GAY BLACK GROUP LAUNCHES SSM CAMPAIGN: From the Washington Post

A coalition of gay and transgender African Americans announced yesterday that it will use a nationwide advertising campaign to reach out to a group that some say seems to dislike them most: the broader African
American community.

Representatives of the National Black Justice Coalition said their goal is to inform black Americans about marriage equality for same-sex couples and drum up black community opposition to a constitutional amendment banning gay marriage, which has been proposed by some conservatives. ...

[Keith] Boykin, who served as a special assistant to President Bill Clinton, said the coalition plans to spend $100,000 to place advertisements in black magazines, such as Ebony, Essence and Jet, and black newspapers, such as the Michigan Chronicle in Detroit and the Baltimore/Washington Afro-American.

Mandy Carter, another member of the coalition, said the group would meet to determine what the ads should say. But their intent is to convince black people that discrimination against committed couples on the basis
of sexual orientation is a form of social injustice.
"We can't get family health insurance, so we have to pay two deductibles instead of one," Alicia Heath-Toby and Saundra Heath-Toby, a same-sex couple, said in a joint statement. "We are your neighbors next door. We
ride the bus and subway with you. We sit next to you at lunch."

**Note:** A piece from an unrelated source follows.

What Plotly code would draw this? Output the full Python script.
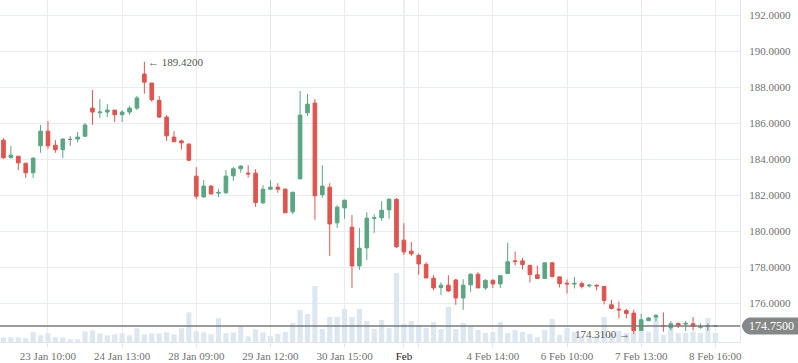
import plotly.graph_objects as go

# ---------------- data ----------------
opens = [185.07, 184.11, 184.18, 183.79, 183.26, 184.76, 185.57, 184.79, 184.54, 185.11,
         185.13, 185.29, 186.85, 186.59, 186.63, 186.74, 186.48, 186.63, 186.85, 188.74,
         188.24, 187.28, 186.35, 185.24, 185.03, 184.85, 183.07, 181.92, 182.52, 182.13,
         182.15, 183.09, 183.48, 183.24, 183.24, 181.59, 182.35, 182.46, 182.35, 181.09,
         182.92, 186.59, 187.13, 182.04, 182.46, 180.48, 181.31, 180.24, 178.09, 179.09,
         180.72, 180.76, 181.20, 181.79, 179.52, 178.91, 178.68, 178.18, 177.41, 176.89,
         177.02, 177.31, 176.31, 177.04, 177.63, 176.87, 177.29, 177.09, 177.67, 178.37,
         178.37, 178.11, 177.60, 177.39, 178.26, 177.48, 177.13, 177.08, 177.11, 176.98,
         177.02, 176.95, 175.93, 175.69, 175.61, 175.47, 174.51, 175.05, 175.25, 174.78,
         174.66, 174.90, 174.86, 174.88, 174.68, 174.75, 174.75]
highs = [185.18, 184.74, 184.18, 183.79, 184.13, 185.91, 186.13, 185.07, 185.18, 185.29,
         185.52, 186.02, 187.85, 187.35, 187.07, 186.74, 186.74, 186.96, 187.52, 189.42,
         188.24, 187.52, 186.46, 185.57, 185.11, 184.90, 183.57, 182.85, 182.57, 182.37,
         183.41, 183.59, 183.68, 183.68, 183.46, 182.57, 182.85, 182.68, 182.39, 182.20,
         187.80, 187.63, 187.35, 183.68, 182.68, 181.46, 181.76, 180.91, 180.20, 181.07,
         180.96, 181.68, 181.85, 181.85, 180.46, 179.41, 178.79, 178.29, 177.57, 177.18,
         177.57, 177.37, 177.35, 177.68, 177.74, 177.35, 177.35, 177.55, 179.37, 178.89,
         178.54, 178.17, 178.11, 178.28, 178.32, 177.50, 177.34, 177.48, 177.23, 177.08,
         177.06, 176.95, 176.21, 176.11, 175.71, 175.66, 175.44, 175.25, 175.42, 175.51,
         175.03, 174.94, 175.03, 175.25, 174.90, 174.90, 174.75]
lows = [184.04, 184.04, 183.41, 182.98, 182.98, 184.37, 184.59, 184.37, 184.07, 184.76,
        184.94, 185.24, 185.92, 186.29, 186.35, 186.07, 186.07, 186.48, 186.74, 187.65,
        187.20, 186.31, 185.03, 184.98, 184.55, 183.90, 181.79, 181.87, 182.03, 181.92,
        182.09, 182.81, 183.26, 183.00, 181.37, 181.52, 182.33, 182.15, 181.02, 180.96,
        182.92, 186.42, 180.65, 181.87, 178.65, 180.20, 180.70, 176.87, 177.87, 178.42,
        179.92, 180.59, 180.70, 179.09, 178.70, 178.65, 177.59, 177.42, 176.74, 176.48,
        176.65, 175.93, 175.65, 176.65, 176.87, 176.76, 176.87, 176.87, 177.65, 178.11,
        177.89, 177.17, 177.39, 177.37, 177.45, 176.89, 176.56, 176.84, 176.84, 176.89,
        176.73, 175.95, 175.67, 175.17, 175.17, 174.31, 174.49, 175.03, 175.01, 174.44,
        174.51, 174.64, 174.47, 174.49, 174.60, 174.49, 174.75]
closes = [184.09, 184.24, 183.81, 183.26, 184.07, 185.57, 184.76, 184.54, 185.13, 185.11,
          185.24, 185.91, 186.63, 186.63, 186.74, 186.48, 186.63, 186.85, 187.41, 188.29,
          187.31, 186.35, 185.31, 184.98, 184.92, 183.96, 181.96, 182.52, 182.09, 182.17,
          183.07, 183.48, 183.63, 183.20, 181.61, 182.35, 182.46, 182.35, 181.04, 182.18,
          186.46, 187.07, 181.98, 182.52, 180.42, 181.35, 181.74, 178.09, 179.07, 180.74,
          180.76, 181.18, 181.79, 179.15, 178.87, 178.76, 178.20, 177.42, 176.87, 177.02,
          176.70, 176.31, 177.02, 177.63, 176.87, 177.29, 177.09, 177.55, 178.32, 178.33,
          178.17, 177.61, 177.39, 178.26, 177.50, 177.11, 177.09, 177.12, 176.95, 177.02,
          176.98, 176.17, 175.73, 175.65, 175.45, 174.51, 175.10, 175.20, 175.34, 174.76,
          174.88, 174.79, 174.90, 174.73, 174.72, 174.75, 174.75]
volumes = [47, 47, 47, 37, 100, 67, 87, 47, 47, 27,
           27, 107, 117, 87, 67, 77, 87, 67, 137, 77,
           87, 87, 97, 77, 137, 297, 107, 97, 77, 237,
           87, 97, 157, 57, 127, 97, 60, 80, 100, 190,
           320, 280, 560, 130, 250, 250, 330, 250, 330, 210,
           130, 220, 140, 690, 180, 210, 170, 140, 200, 130,
           350, 130, 190, 160, 120, 90, 100, 200, 90, 120,
           100, 80, 50, 120, 230, 70, 140, 100, 60, 40,
           60, 250, 80, 110, 90, 140, 120, 100, 250, 70,
           140, 90, 90, 100, 90, 240, 90]

tick_pos = [6, 16, 26, 36, 46, 54, 56, 66, 76, 86, 96]
tick_text = ["23 Jan 10:00", "24 Jan 13:00", "28 Jan 09:00", "29 Jan 12:00",
             "30 Jan 15:00", "<span style='color:#222'>Feb</span>", "",
             "4 Feb 14:00", "6 Feb 10:00", "7 Feb 13:00", "8 Feb 16:00"]
month_mark = 54
last_price = 174.75

x_all = list(range(len(opens)))
doji = [i for i in x_all if opens[i] == closes[i]]
normal = [i for i in x_all if i not in doji]

GREEN = "#5aa682"
RED = "#e0544f"
GRAY = "#7d7d7d"
FONT = "Liberation Serif"

fig = go.Figure()

fig.add_trace(go.Bar(
    x=x_all, y=volumes, marker=dict(color="#dce7f2", line=dict(width=0)),
    width=0.7, yaxis="y", hoverinfo="skip", showlegend=False))

fig.add_trace(go.Candlestick(
    x=normal,
    open=[opens[i] for i in normal], high=[highs[i] for i in normal],
    low=[lows[i] for i in normal], close=[closes[i] for i in normal],
    increasing=dict(line=dict(color=GREEN, width=1), fillcolor=GREEN),
    decreasing=dict(line=dict(color=RED, width=1), fillcolor=RED),
    whiskerwidth=0, yaxis="y2", showlegend=False))

fig.add_trace(go.Candlestick(
    x=doji,
    open=[opens[i] for i in doji], high=[highs[i] for i in doji],
    low=[lows[i] for i in doji], close=[closes[i] for i in doji],
    increasing=dict(line=dict(color=GRAY, width=1), fillcolor=GRAY),
    decreasing=dict(line=dict(color=GRAY, width=1), fillcolor=GRAY),
    whiskerwidth=0, yaxis="y2", showlegend=False))

# max / min annotations
imax = max(x_all, key=lambda i: highs[i])
imin = min(x_all, key=lambda i: lows[i])

annotations = [
    dict(x=imax, y=highs[imax], xref="x", yref="y2", text="\u2190 %.4f" % highs[imax],
         showarrow=False, xanchor="left", yanchor="middle", xshift=2,
         font=dict(family=FONT, size=11, color="#555")),
    dict(x=imin, y=lows[imin], xref="x", yref="y2", text="%.4f \u2192" % lows[imin],
         showarrow=False, xanchor="right", yanchor="middle", xshift=-2,
         font=dict(family=FONT, size=11, color="#555")),
    dict(x=1.0419, y=last_price, xref="paper", yref="y2", text="%.4f" % last_price,
         showarrow=False, xanchor="center", yanchor="middle",
         font=dict(family=FONT, size=12, color="white")),
]

L = last_price
h = 0.47
label_path = ("M 1.0023,{m} Q 1.0045,{a} 1.012,{t} L 1.09,{t} L 1.09,{b} L 1.012,{b} "
              "Q 1.0045,{c} 1.0023,{m} Z").format(m=L, a=L + 0.38, t=L + h, b=L - h, c=L - 0.38)

shapes = [
    dict(type="line", xref="x", yref="paper", x0=month_mark, x1=month_mark, y0=0, y1=1,
         line=dict(color="#d4d7da", width=1), layer="below"),
    dict(type="line", xref="paper", yref="y2", x0=0, x1=1, y0=L, y1=L,
         line=dict(color="#7a7a7a", width=1.5)),
    dict(type="path", xref="paper", yref="y2", path=label_path,
         fillcolor="#858787", line=dict(width=0)),
]

fig.update_layout(
    width=798, height=363,
    margin=dict(l=0, r=58, t=0, b=21),
    paper_bgcolor="white", plot_bgcolor="white",
    showlegend=False,
    boxgap=0.3,
    xaxis=dict(
        range=[-0.47, 99.33], tickmode="array", tickvals=tick_pos, ticktext=tick_text,
        showgrid=True, gridcolor="#e9edf1", gridwidth=1,
        showline=True, linecolor="#e2e5e8", linewidth=1,
        ticks="outside", ticklen=4, tickcolor="#e2e5e8",
        tickfont=dict(family=FONT, size=11, color="#707070"),
        rangeslider=dict(visible=False), zeroline=False, fixedrange=True),
    yaxis=dict(range=[0, 3420], visible=False, fixedrange=True),
    yaxis2=dict(
        overlaying="y", side="right", range=[173.867, 192.85],
        tickmode="array", tickvals=[176, 178, 180, 182, 184, 186, 188, 190, 192],
        tickformat=".4f",
        showgrid=True, gridcolor="#e9edf1", gridwidth=1,
        showline=True, linecolor="#e2e5e8", linewidth=1,
        ticks="outside", ticklen=6, tickcolor="rgba(0,0,0,0)",
        tickfont=dict(family=FONT, size=11, color="#707070"),
        zeroline=False, fixedrange=True),
    annotations=annotations,
    shapes=shapes,
)

fig.write_html("out.html", config={"displayModeBar": False},
               post_script="document.body.style.margin='0';document.body.style.overflow='hidden';")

Civil rights organizations that sponsored sit-ins at lunch counters in the 1950s and '60s -- the NAACP and the Southern Christian Leadership Conference -- have been silent on marriage equality, as has the National
Urban League. "We haven't formally taken a position," said Sheriee Bowman, director of information and public relations for the SCLC. "We would definitely be open to a dialogue, but we don't know enough about what their issue is."